Not far from the Baptist church, the bullet train could take aim at a window of the Full Gospel Lighthouse Church, said Pentecostal pastor Todd Matthews. When he received a note warning him about the potential destruction of his church, he put the paper in his shoe, invoking biblical scripture to destroy the rail plan under the feet of God.

“We distribute food and blankets to the homeless at Martin Luther King Park across the street,” said Matthews, who worked in the Kern County oil fields for 29 years. “This property is our promise from God. If they offered us $10 million, we would not take it.”


About a decade ago, the rail authority asked Bakersfield officials where they wanted a high-speed train station, and civic leaders envisioned a downtown depot that would attract residential development, recalled city planning director Jim Eggert.

What they did not imagine was a viaduct elevated 80 feet over the city and a 5,000-car parking garage dominating the city center, he said. Acoustic experts have also warned that the rail authority is underestimating how loud the trains will be.

“The rail will be too noisy for people to want to live around,” he said. “Now that we know what the impacts are, maybe we should have considered a bypass outside of town.”

An attractive new downtown residential development along a canal, City Place, is in the train’s path, Eggert said. The development is so new that the authority’s environmental report did not count its 200 residential units in the city’s impact report.

Now, opposition is widespread across town.

When the City Council was considering endorsing the bullet train, some 500 students and alumni of Bakersfield High showed up to protest. The council backed off, recalled Reese, the school’s principal.

Either Bakersfield route would cause problems at the school, Reese said. He noted that under the state education code, school systems are not allowed to build new campuses within 1,500 feet of a rail line, but there is no parallel regulation that prevents the building of a rail line near a school.

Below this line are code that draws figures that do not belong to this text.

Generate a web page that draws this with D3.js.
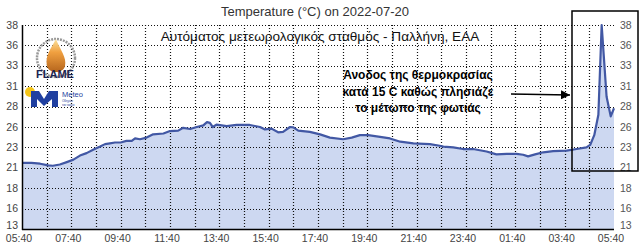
<!DOCTYPE html>
<html>
<head>
<meta charset="utf-8">
<script src="https://cdn.jsdelivr.net/npm/d3@7"></script>
<style>
  body { margin: 0; background: #fff; }
  svg { font-family: "Liberation Sans", Arial, sans-serif; }
</style>
</head>
<body>
<svg id="chart" width="640" height="249"></svg>
<script>
// readings, 2022-07-20 05:40 -> 2022-07-21 05:40
const times = ["05:40","06:03","06:24","06:44","06:55","07:12","07:29","07:45","08:01","08:17","08:33","08:50",
  "09:02","09:14","09:26","09:40","09:54","10:07","10:15","10:27","10:43","10:59","11:24","11:40","12:00","12:12",
  "12:29","12:45","13:01","13:10","13:17","13:24","13:33","13:58","14:22","14:54","15:19","15:31","15:47","16:03",
  "16:15","16:32","16:40","16:52","17:20","17:45","18:09","18:41","19:02","19:22","19:42","20:11","20:35","21:00",
  "21:32","22:12","22:36","22:45","23:09","23:33","23:57","00:30","00:54","01:19","01:43","01:59","02:11","02:28",
  "02:48","03:12","03:45","04:09","04:33","04:42","04:52","05:02","05:10","05:22","05:32","05:40"];
const temps = [21.1,21.1,21.0,20.8,20.75,20.9,21.2,21.5,22.0,22.3,22.7,23.1,
  23.4,23.5,23.6,23.6,23.8,23.8,24.1,24.0,24.2,24.6,24.7,25.0,25.05,25.4,
  25.25,25.5,25.7,26.1,26.0,25.5,25.8,25.6,25.75,25.75,25.5,25.2,25.3,24.85,
  24.9,25.5,25.45,25.05,24.9,24.6,24.2,24.0,24.2,24.5,24.5,24.3,24.1,23.7,
  23.5,23.4,23.2,23.1,23.0,22.8,22.8,22.5,22.15,22.2,22.2,22.1,21.9,22.15,
  22.4,22.55,22.6,22.8,23.0,23.3,24.5,27.0,38.0,29.2,26.8,27.8];
const tickLabels = ["05:40","07:40","09:40","11:40","13:40","15:40","17:40","19:40","21:40","23:40","01:40","03:40","05:40"];
const yTicks = [13,15.5,18,20.5,23,25.5,28,30.5,33,35.5,38];
const title = "Temperature (°C) on 2022-07-20";
const subtitle = "Αυτόματος μετεωρολογικός σταθμός - Παλλήνη, ΕΑΑ";
const note = ["Άνοδος της θερμοκρασίας", "κατά 15 C καθώς πλησιάζε", "το μέτωπο της φωτιάς"];

const svg = d3.select("#chart");
const pLeft = 22, pRight = 614, pTop = 25, pBottom = 229;

// turn HH:MM into dates, rolling to the next day after midnight
const parse = d3.timeParse("%Y-%m-%d %H:%M");
function toDates(list) {
  let day = 20, prev = -1;
  return list.map(s => {
    let m = +s.slice(0, 2) * 60 + +s.slice(3);
    if (m < prev) day = 21;
    prev = m;
    return parse(`2022-07-${day} ${s}`);
  });
}
const dates = toDates(times);
const data = dates.map((d, i) => ({ t: d, v: temps[i] }));

const start = parse("2022-07-20 05:40"), end = parse("2022-07-21 05:40");
const x = d3.scaleTime().domain([start, end]).range([pLeft, pRight]);
const y = d3.scaleLinear().domain([13, 38]).range([pBottom, pTop]);

// area
svg.append("path")
  .datum(data)
  .attr("fill", "#cdd8f1")
  .attr("d", d3.area().x(d => x(d.t)).y0(pBottom).y1(d => y(d.v)));

// grid: every hour, horizontal at each y tick
const hours = d3.range(1, 24).map(i => d3.timeHour.offset(start, i));
const dots = "1,2";
svg.append("g").selectAll("line").data(hours).enter().append("line")
  .attr("x1", d => Math.round(x(d)) + 0.5).attr("x2", d => Math.round(x(d)) + 0.5)
  .attr("y1", pTop).attr("y2", pBottom)
  .attr("stroke", "#111").attr("stroke-width", 1.2).attr("stroke-dasharray", dots);
svg.append("g").selectAll("line").data(yTicks.slice(1)).enter().append("line")
  .attr("x1", pLeft).attr("x2", pRight)
  .attr("y1", d => Math.round(y(d)) + 0.5).attr("y2", d => Math.round(y(d)) + 0.5)
  .attr("stroke", "#111").attr("stroke-width", 1.2).attr("stroke-dasharray", dots);

// line
svg.append("path")
  .datum(data)
  .attr("fill", "none")
  .attr("stroke", "#4258a4")
  .attr("stroke-width", 2.2)
  .attr("stroke-linejoin", "round")
  .attr("d", d3.line().x(d => x(d.t)).y(d => y(d.v)));

// axes lines
svg.append("line").attr("x1", pLeft + 0.5).attr("x2", pLeft + 0.5).attr("y1", pTop).attr("y2", pBottom + 1)
  .attr("stroke", "#000").attr("stroke-width", 1.5);
svg.append("line").attr("x1", pLeft).attr("x2", pRight).attr("y1", pBottom + 0.5).attr("y2", pBottom + 0.5)
  .attr("stroke", "#000").attr("stroke-width", 1.5);

// y labels on both sides (bottom one nudged up, above the time labels)
const fmt = v => Math.round(v);
const yPos = d => d === 13 ? y(d) - 4 : y(d);
svg.append("g").selectAll("text").data(yTicks).enter().append("text")
  .attr("x", 18).attr("y", yPos)
  .attr("dy", "0.35em").attr("text-anchor", "end")
  .attr("font-size", 10.5).attr("fill", "#444").text(fmt);
svg.append("g").selectAll("text").data(yTicks).enter().append("text")
  .attr("x", 620).attr("y", yPos)
  .attr("dy", "0.35em").attr("text-anchor", "start")
  .attr("font-size", 10.5).attr("fill", "#555").text(fmt);

// x labels every two hours
const tickDates = d3.range(0, 13).map(i => d3.timeHour.offset(start, i * 2));
svg.append("g").selectAll("text").data(tickDates).enter().append("text")
  .attr("x", d => Math.min(Math.max(x(d) - 3, 10), 611))
  .attr("y", 242).attr("text-anchor", "middle")
  .attr("font-size", 10.5).attr("fill", "#444")
  .text((d, i) => tickLabels[i]);

// titles
svg.append("text").attr("x", 315).attr("y", 16).attr("text-anchor", "middle")
  .attr("font-size", 13).attr("fill", "#333").text(title);
svg.append("text").attr("x", 320).attr("y", 41).attr("text-anchor", "middle")
  .attr("font-size", 13.6).attr("fill", "#111").text(subtitle);

// annotation
svg.append("g").selectAll("text").data(note).enter().append("text")
  .attr("x", 418).attr("y", (d, i) => 79 + i * 16.5)
  .attr("text-anchor", "middle").attr("font-size", 12).attr("font-weight", "bold")
  .attr("fill", "#000").text(d => d);

const defs = svg.append("defs");
defs.append("marker")
  .attr("id", "head").attr("viewBox", "0 0 10 10").attr("refX", 10).attr("refY", 5)
  .attr("markerWidth", 6).attr("markerHeight", 6).attr("orient", "auto")
  .append("path").attr("d", "M0,0L10,5L0,10z").attr("fill", "#000");
svg.append("line").attr("x1", 511).attr("x2", 570).attr("y1", 94).attr("y2", 95)
  .attr("stroke", "#000").attr("stroke-width", 1.5).attr("marker-end", "url(#head)");

svg.append("rect").attr("x", 572).attr("y", 11).attr("width", 66).attr("height", 160)
  .attr("fill", "none").attr("stroke", "#000").attr("stroke-width", 1.5);

// logos (rough)
const logo = svg.append("g");
const grad = defs.append("linearGradient").attr("id", "flame")
  .attr("x1", 0).attr("y1", 1).attr("x2", 0).attr("y2", 0);
grad.append("stop").attr("offset", 0).attr("stop-color", "#b5651d");
grad.append("stop").attr("offset", 0.6).attr("stop-color", "#f0a040");
grad.append("stop").attr("offset", 1).attr("stop-color", "#fbe3a0");
logo.append("circle").attr("cx", 56).attr("cy", 58).attr("r", 19)
  .attr("fill", "none").attr("stroke", "#999").attr("stroke-width", 2.5).attr("stroke-dasharray", "2,1");
logo.append("path").attr("d", "M56,39 C50,50 45,56 47,66 C49,74 63,74 65,66 C67,57 60,50 56,39z")
  .attr("fill", "url(#flame)");
logo.append("text").attr("x", 55).attr("y", 78).attr("text-anchor", "middle")
  .attr("font-size", 11).attr("font-weight", "bold").attr("fill", "#1c2450").text("FLAME");
logo.append("circle").attr("cx", 30).attr("cy", 92).attr("r", 5).attr("fill", "#f5c518");
logo.append("path").attr("d", "M31,107 L31,91 L39,91 L44,99 L49,91 L58,91 L58,107 L52,107 L52,99 L44,106 L37,99 L37,107z")
  .attr("fill", "#1f3fa0");
logo.append("text").attr("x", 62).attr("y", 97).attr("font-size", 7.5).attr("fill", "#1f3fa0").text("Meteo");
logo.append("text").attr("x", 62).attr("y", 102).attr("font-size", 3).attr("fill", "#1f3fa0").text("Οδηγών");
logo.append("text").attr("x", 62).attr("y", 106).attr("font-size", 3).attr("fill", "#1f3fa0").text("τον καιρό");
</script>
</body>
</html>
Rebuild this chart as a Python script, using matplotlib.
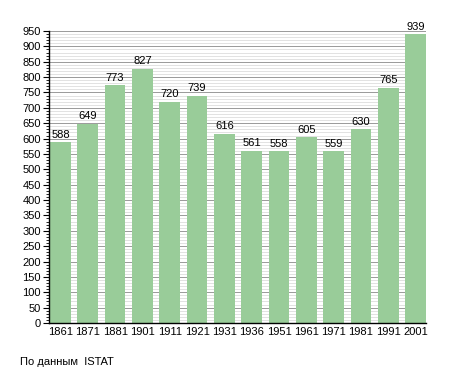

“Safety is always my first issue,” Reese added. “The rail authority argues that there has never been a high-speed derailment. Well, since they said that, there has been a derailment in China,” a reference to a crash that killed at least 38 last July.

Rachel Wall, an authority spokeswoman, said the agency is working to mitigate the school’s concerns.

Whether the Central Valley can force significant changes in the bullet train plan is unclear. Up and down the valley, people know they are not playing with a strong political hand.

“Some people will say they screwed a bunch of farmers in Kings County. So who cares?” said Frank Oliveira, a farmer. “The answer is they will screw you too when it comes to your neighborhood.”